Guest Post by Morbo
Another week, another appalling story about government-sanctioned torture in “The New Yorker.” This one comes courtesy of writer Jane Mayer. She writes about Iraqi insurgent Manadel al-Jamadi, who died in Abu Ghraib prison at the hands of the CIA in November of 2003.
The subtitle of Mayer’s article is “Can the C.I.A. legally kill a prisoner?” Apparently, the answer to that question is yes, as Mayer details. Jamadi died of suffocation after being chained to wall. His head had been covered with a plastic bag. As Mayer writes:
[Jamadi] was shackled in a crucifixion-like pose that inhibited his ability to breathe; according to forensic pathologists who have examined the case, he asphyxiated.
This happened during interrogation under Mark Swanner, a 46-year-old CIA officer. Jamadi’s death has been classified as a “homicide.” So Swanner is in prison, right? Not at all. He’s hanging out in his “handsome replica of an old-fashioned farmhouse, with a white-railed front porch” in a fast-growing outer D.C.-area Virginia suburb.
CIA internal investigators looked into the matter and determined it was serious enough to be referred to the U.S. Justice Department. Justice sent the case to U.S. Attorney Paul McNulty of the Eastern District of Virginia, who has jurisdiction over the region that includes the CIA headquarters.
And there the case has sat for more than two years. McNulty’s office claims the matter is still under investigation. McNulty, meanwhile, has been nominated to the position of deputy attorney general. Somehow, I don’t expect his investigation to be too aggressive.
Jamadi was no saint. He was accused of providing explosives for the Iraqi insurgents. When Navy SEALs stormed his house on Nov. 4, 2003, Jamadi fought back with such savagery that his stove fell on some of the SEALs. Still, there used to be this thing called “due process.” It began with a presumption of innocence.
No one bothered to extend even a modicum of rights to this guy.
Once they had Jamadi in CIA custody, Swanner and his colleagues couldn’t wait to start whaling on him. He arrived at Abu Ghraib naked from the waist down with a bag over his head. Jamadi refused to give Swanner any information, so he was taken to a “shower room” and shackled to the wall. Writes Mayer:
There was a barred window on one wall. Kenner and Nady [two soldiers], using a pair of leg shackles, attached Jamadi’s arms, which had been placed behind his back, to the bars on the window.

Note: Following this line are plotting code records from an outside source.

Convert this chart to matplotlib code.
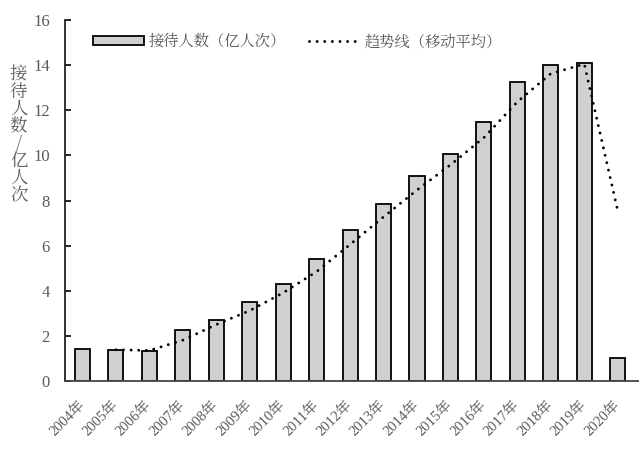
import numpy as np
import matplotlib.pyplot as plt
import matplotlib.transforms as mtransforms
import pandas as pd

cjk = ['Noto Serif CJK SC', 'Noto Sans CJK SC', 'DejaVu Sans']
plt.rcParams['font.family'] = ['Liberation Serif'] + cjk

years = [f"{y}年" for y in range(2004, 2021)]
visitors = [1.40, 1.37, 1.34, 2.28, 2.72, 3.52, 4.30, 5.40, 6.70, 7.85,
            9.08, 10.08, 11.50, 13.25, 14.00, 14.10, 1.00]

# 2-period moving average trend line
trend = pd.Series(visitors).rolling(2).mean()

grey = "#595959"
fig = plt.figure(figsize=(6.4, 4.49), dpi=100)
ax = fig.add_axes([0.1016, 0.1514, 0.895, 0.804])

x = np.arange(len(years))
bars = ax.bar(x, visitors, width=0.45, color="#d0d0d0", edgecolor="black", linewidth=1.3,
              label="接待人数（亿人次）", zorder=2)
line, = ax.plot(x, trend, color="black", linestyle=(0, (0.01, 2.6)), linewidth=2.1,
                dash_capstyle="round", label="趋势线（移动平均）", zorder=3)

ax.set_xlim(-0.52, 16.6)
ax.set_ylim(0, 16)
ax.set_yticks(np.arange(0, 17, 2))
ax.set_xticks(x)
ax.set_xticklabels(years, rotation=45, ha="right", va="center", rotation_mode="anchor",
                   fontsize=10.5, color=grey)
shift = mtransforms.ScaledTranslation(-7 / 100, 0, fig.dpi_scale_trans)
for lab in ax.get_xticklabels():
    lab.set_transform(lab.get_transform() + shift)
ax.tick_params(axis="y", direction="in", length=4, labelsize=12, labelcolor=grey, pad=11, width=1.2)
ax.tick_params(axis="x", length=0, pad=15.5)

for s in ["top", "right"]:
    ax.spines[s].set_visible(False)
ax.spines["left"].set_linewidth(1.3)
ax.spines["bottom"].set_linewidth(1.3)
ax.spines["left"].set_color("#222222")
ax.spines["bottom"].set_color("#444444")

fig.text(0.029, 0.853, "\n".join("接待人数/亿人次"), fontsize=12.5, color=grey,
         ha="center", va="top", linespacing=0.98, family=cjk)

leg = ax.legend([bars, line], ["接待人数（亿人次）", "趋势线（移动平均）"],
                loc="upper left", bbox_to_anchor=(0.025, 1.0), ncol=2, frameon=False,
                handlelength=3.3, handleheight=0.55, columnspacing=1.5, handletextpad=0.35,
                prop={'family': cjk, 'size': 11})
for t in leg.get_texts():
    t.set_color(grey)

fig.savefig("out.png", dpi=100)
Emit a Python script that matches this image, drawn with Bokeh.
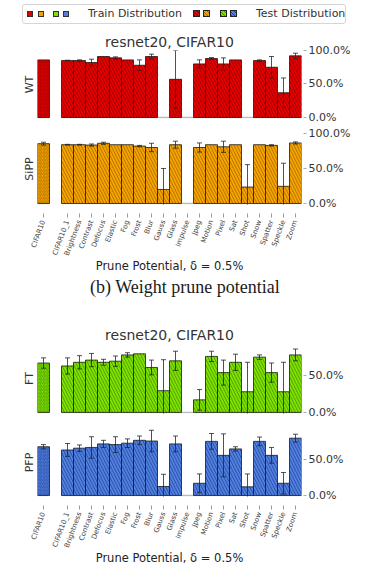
import math
from bokeh.plotting import figure
from bokeh.layouts import column
from bokeh.models import (Range1d, LinearAxis, FixedTicker, NumeralTickFormatter,
                          ColumnDataSource, Div)
from bokeh.embed import file_html
from bokeh.resources import INLINE

# ---------------- data ----------------
train_label = "CIFAR10"
test_labels = ["CIFAR10_1", "Brightness", "Contrast", "Defocus", "Elastic", "Fog",
               "Frost", "Blur", "Gauss", "Glass", "Impulse", "Jpeg", "Motion",
               "Pixel", "Sat", "Shot", "Snow", "Spatter", "Speckle", "Zoom"]

wt_train = 0.86
wt_train_err = 0.0
wt_test = [0.85, 0.85, 0.82, 0.91, 0.89, 0.86, 0.78, 0.91, 0.0, 0.57, 0.0, 0.80,
           0.88, 0.80, 0.86, 0.0, 0.85, 0.75, 0.37, 0.92]
wt_test_err = [0.005, 0.01, 0.05, 0.0, 0.015, 0.0, 0.08, 0.035, 0.0, 0.43, 0.0, 0.06,
               0.015, 0.09, 0.0, 0.0, 0.01, 0.16, 0.22, 0.04]

sipp_train = 0.855
sipp_train_err = 0.02
sipp_test = [0.84, 0.84, 0.835, 0.86, 0.84, 0.84, 0.82, 0.80, 0.20, 0.84, 0.0, 0.80,
             0.84, 0.81, 0.84, 0.235, 0.84, 0.83, 0.245, 0.865]
sipp_test_err = [0.005, 0.005, 0.015, 0.015, 0.0, 0.0, 0.01, 0.06, 0.30, 0.05, 0.0, 0.065,
                 0.0, 0.08, 0.0, 0.32, 0.0, 0.01, 0.33, 0.015]

ft_train = 0.67
ft_train_err = 0.07
ft_test = [0.63, 0.68, 0.71, 0.68, 0.695, 0.78, 0.795, 0.61, 0.295, 0.70, 0.0, 0.17,
           0.76, 0.54, 0.68, 0.28, 0.75, 0.54, 0.28, 0.78]
ft_test_err = [0.11, 0.09, 0.09, 0.04, 0.07, 0.03, 0.0, 0.10, 0.42, 0.13, 0.0, 0.14,
               0.07, 0.17, 0.11, 0.40, 0.03, 0.13, 0.40, 0.08]

pfp_train = 0.68
pfp_train_err = 0.03
pfp_test = [0.635, 0.66, 0.67, 0.72, 0.71, 0.73, 0.77, 0.76, 0.125, 0.72, 0.0, 0.17,
            0.755, 0.56, 0.65, 0.12, 0.755, 0.56, 0.17, 0.80]
pfp_test_err = [0.09, 0.045, 0.15, 0.05, 0.11, 0.06, 0.06, 0.15, 0.17, 0.11, 0.0, 0.13,
                0.11, 0.30, 0.03, 0.18, 0.06, 0.11, 0.15, 0.055]

upper_yticks = [0.0, 0.5, 1.0]
lower_yticks = [0.0, 0.5]

# ---------------- style ----------------
FONT = "DejaVu Sans"
TXT = "#333333"
W = 367
FRAME_L = 37
FRAME_R = 66
RED = ("#e30000", "#8f0000")
ORANGE = ("#f5a300", "#9a6200")
GREEN = ("#7fe000", "#3f8a00")
BLUE = ("#4f7fdf", "#233f8f")

train_x = 0
test_x = [i + 2 for i in range(len(test_labels))]
x_lo, x_hi = -0.5, test_x[-1] + 0.5


def panel(name, tr_v, tr_e, te_v, te_e, colors, ymax, yticks, height, top, bottom,
          xaxis=False, title=None):
    fill, hatch = colors
    ymin = -0.015
    p = figure(width=W, height=height, output_backend="svg", toolbar_location=None,
               x_range=Range1d(x_lo, x_hi), y_range=Range1d(ymin, ymax),
               x_axis_location="below" if xaxis else None, y_axis_location="right",
               min_border_left=FRAME_L, min_border_right=FRAME_R,
               min_border_top=top, min_border_bottom=bottom)
    p.outline_line_color = None
    p.grid.visible = False

    ya = p.right[0]
    ya.ticker = FixedTicker(ticks=yticks)
    ya.formatter = NumeralTickFormatter(format="0.0%")
    ya.axis_line_color = None
    ya.major_tick_in = -2
    ya.major_tick_out = 5
    ya.major_tick_line_color = "#aaaaaa"
    ya.minor_tick_in = 0
    ya.minor_tick_out = 0
    ya.major_label_standoff = 2
    ya.major_label_text_font = FONT
    ya.major_label_text_font_size = "11px"
    ya.major_label_text_color = TXT

    lab = LinearAxis(ticker=FixedTicker(ticks=[]), axis_label=name,
                     axis_line_color=None, major_tick_out=0, major_tick_in=0,
                     minor_tick_out=0, minor_tick_in=0, major_label_standoff=0,
                     axis_label_standoff=2, axis_label_text_font=FONT,
                     axis_label_text_font_size="11px", axis_label_text_font_style="normal",
                     axis_label_text_color=TXT)
    p.add_layout(lab, "left")

    if title:
        p.title.text = title
        p.title.align = "center"
        p.title.text_font = FONT
        p.title.text_font_size = "14px"
        p.title.text_font_style = "normal"
        p.title.text_color = TXT
        p.title.standoff = 2

    # baseline spines (light gray)
    p.segment(x0=[train_x - 0.5, test_x[0] - 0.5], x1=[train_x + 0.5, test_x[-1] + 0.5],
              y0=[0, 0], y1=[0, 0], line_color="#bbbbbb", line_width=1.5)

    # train bar
    p.vbar(x=[train_x], top=[tr_v], bottom=0, width=1.0, fill_color=fill,
           line_color="#1a1a1a", line_width=0.8, hatch_pattern="/",
           hatch_color=hatch, hatch_scale=3.5, hatch_weight=0.7)

    # test bars
    xs = [x for x, v in zip(test_x, te_v) if v > 0]
    vs = [v for v in te_v if v > 0]
    p.vbar(x=xs, top=vs, bottom=0, width=1.0, fill_color=fill,
           line_color="#1a1a1a", line_width=0.8, hatch_pattern="\\",
           hatch_color=hatch, hatch_scale=6, hatch_weight=0.7)

    # error bars
    ex, lo, hi = [], [], []
    for x, v, e in zip([train_x] + test_x, [tr_v] + te_v, [tr_e] + te_e):
        if v > 0 and e > 0:
            ex.append(x)
            lo.append(v - e)
            hi.append(v + e)
    src = ColumnDataSource(dict(x=ex, lo=lo, hi=hi))
    p.segment(x0="x", x1="x", y0="lo", y1="hi", source=src, line_color="#262626",
              line_alpha=0.8, line_width=1)
    p.scatter(x="x", y="hi", source=src, marker="dash", size=5, line_color="#262626",
              line_alpha=0.8, line_width=1)
    p.scatter(x="x", y="lo", source=src, marker="dash", size=5, line_color="#262626",
              line_alpha=0.8, line_width=1)

    if xaxis:
        xa = p.below[0]
        ticks = [train_x] + test_x
        xa.ticker = FixedTicker(ticks=ticks)
        xa.major_label_overrides = {t: l for t, l in zip(ticks, [train_label] + test_labels)}
        xa.major_label_orientation = math.radians(70)
        xa.major_label_text_font = FONT
        xa.major_label_text_font_size = "7px"
        xa.major_label_text_color = "#444444"
        xa.axis_line_color = None
        xa.major_tick_in = -9
        xa.major_tick_out = 13
        xa.major_tick_line_color = "#999999"
        xa.minor_tick_in = 0
        xa.minor_tick_out = 0
        xa.major_label_standoff = 3
        xa.axis_label = "Prune Potential, δ = 0.5%"
        xa.axis_label_text_font = FONT
        xa.axis_label_text_font_size = "11.5px"
        xa.axis_label_text_font_style = "normal"
        xa.axis_label_text_color = "#222222"
        xa.axis_label_standoff = -2
    return p


# ---------------- legend strip (HTML) ----------------
palette = [RED, ORANGE, GREEN, BLUE]
solid_left = [27, 38, 53, 63]
hatch_left = [193, 203, 220, 230]
parts = ['<div style="position:relative;width:367px;height:28px;margin:0;padding:0;'
         'font-family:\'DejaVu Sans\';font-size:11px;color:#333;">',
         '<div style="position:absolute;left:22px;top:4px;width:324px;height:20px;'
         'box-sizing:border-box;border:1px solid #d6d6d6;border-radius:3px;'
         'background:#fff;"></div>']
for lft, (fc, hc) in zip(solid_left, palette):
    parts.append(f'<div style="position:absolute;left:{lft}px;top:11px;width:6px;height:6px;'
                 f'box-sizing:border-box;border:0.7px solid #333;background:{fc};"></div>')
for lft, (fc, hc) in zip(hatch_left, palette):
    parts.append(f'<div style="position:absolute;left:{lft}px;top:10px;width:7px;height:7px;'
                 f'box-sizing:border-box;border:0.8px solid #222;'
                 f'background:repeating-linear-gradient(45deg,{hc} 0px,{hc} 0.8px,'
                 f'{fc} 0.8px,{fc} 2.6px);"></div>')
parts.append('<div style="position:absolute;left:88px;top:6px;line-height:16px;'
             'white-space:nowrap;">Train Distribution</div>')
parts.append('<div style="position:absolute;left:256px;top:6px;line-height:16px;'
             'white-space:nowrap;">Test Distribution</div>')
parts.append('</div>')
legend_div = Div(text="".join(parts), width=W, height=28, margin=(0, 0, 0, 0))

caption_div = Div(
    text=('<div style="position:relative;width:367px;height:24px;margin:0;padding:0;">'
          '<div style="position:absolute;left:90px;top:0px;line-height:22px;'
          'font-family:\'Liberation Serif\';font-size:18px;color:#1a1a1a;'
          'white-space:nowrap;">(b) Weight prune potential</div></div>'),
    width=W, height=24, margin=(0, 0, 0, 0))

wt = panel("WT", wt_train, wt_train_err, wt_test, wt_test_err, RED, 1.0, upper_yticks,
           height=98, top=22, bottom=8, title="resnet20, CIFAR10")
sipp = panel("SiPP", sipp_train, sipp_train_err, sipp_test, sipp_test_err, ORANGE, 1.0,
             upper_yticks, height=150, top=7, bottom=72, xaxis=True)
ft = panel("FT", ft_train, ft_train_err, ft_test, ft_test_err, GREEN, 0.935, lower_yticks,
           height=118, top=43, bottom=5, title="resnet20, CIFAR10")
pfp = panel("PFP", pfp_train, pfp_train_err, pfp_test, pfp_test_err, BLUE, 0.935,
            lower_yticks, height=151, top=10, bottom=73, xaxis=True)

layout = column(legend_div, wt, sipp, caption_div, ft, pfp, spacing=0)
open("out.html", "w").write(file_html(layout, INLINE))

The window was five feet off the ground. Jamadi was 5’10”. He could stand but not kneel or sit without hanging from his arms. Apparently, Jamadi had broken ribs, and being hung that way hastened asphyxiation.
In previous posts I’ve complained about Americans’ inability to grasp the moral argument against torture and deplored the brutality of the Bush administration, which seems so eager to employ the most vicious and appalling forms of abuse. I’ve pointed out that even if guys like Jamadi do bad things, we only demean ourselves when we sink to their level by endorsing the use of torture.
If those arguments aren’t persuasive, here’s a pragmatic one: The CIA was so eager to start beating up Jamadi that it undercut its effort to get information out of him. Agency interrogators ended up having him in custody for only a few hours before he died. Dead men have a hard time giving you the information you seek.
As Jamadi lay dead, Swanner was asked to explain what had happened. During his statement, Swanner admitted that he “did not get any information out of the prisoner.”
The results might have been different — if Swanner had treated Jamadi like a human being.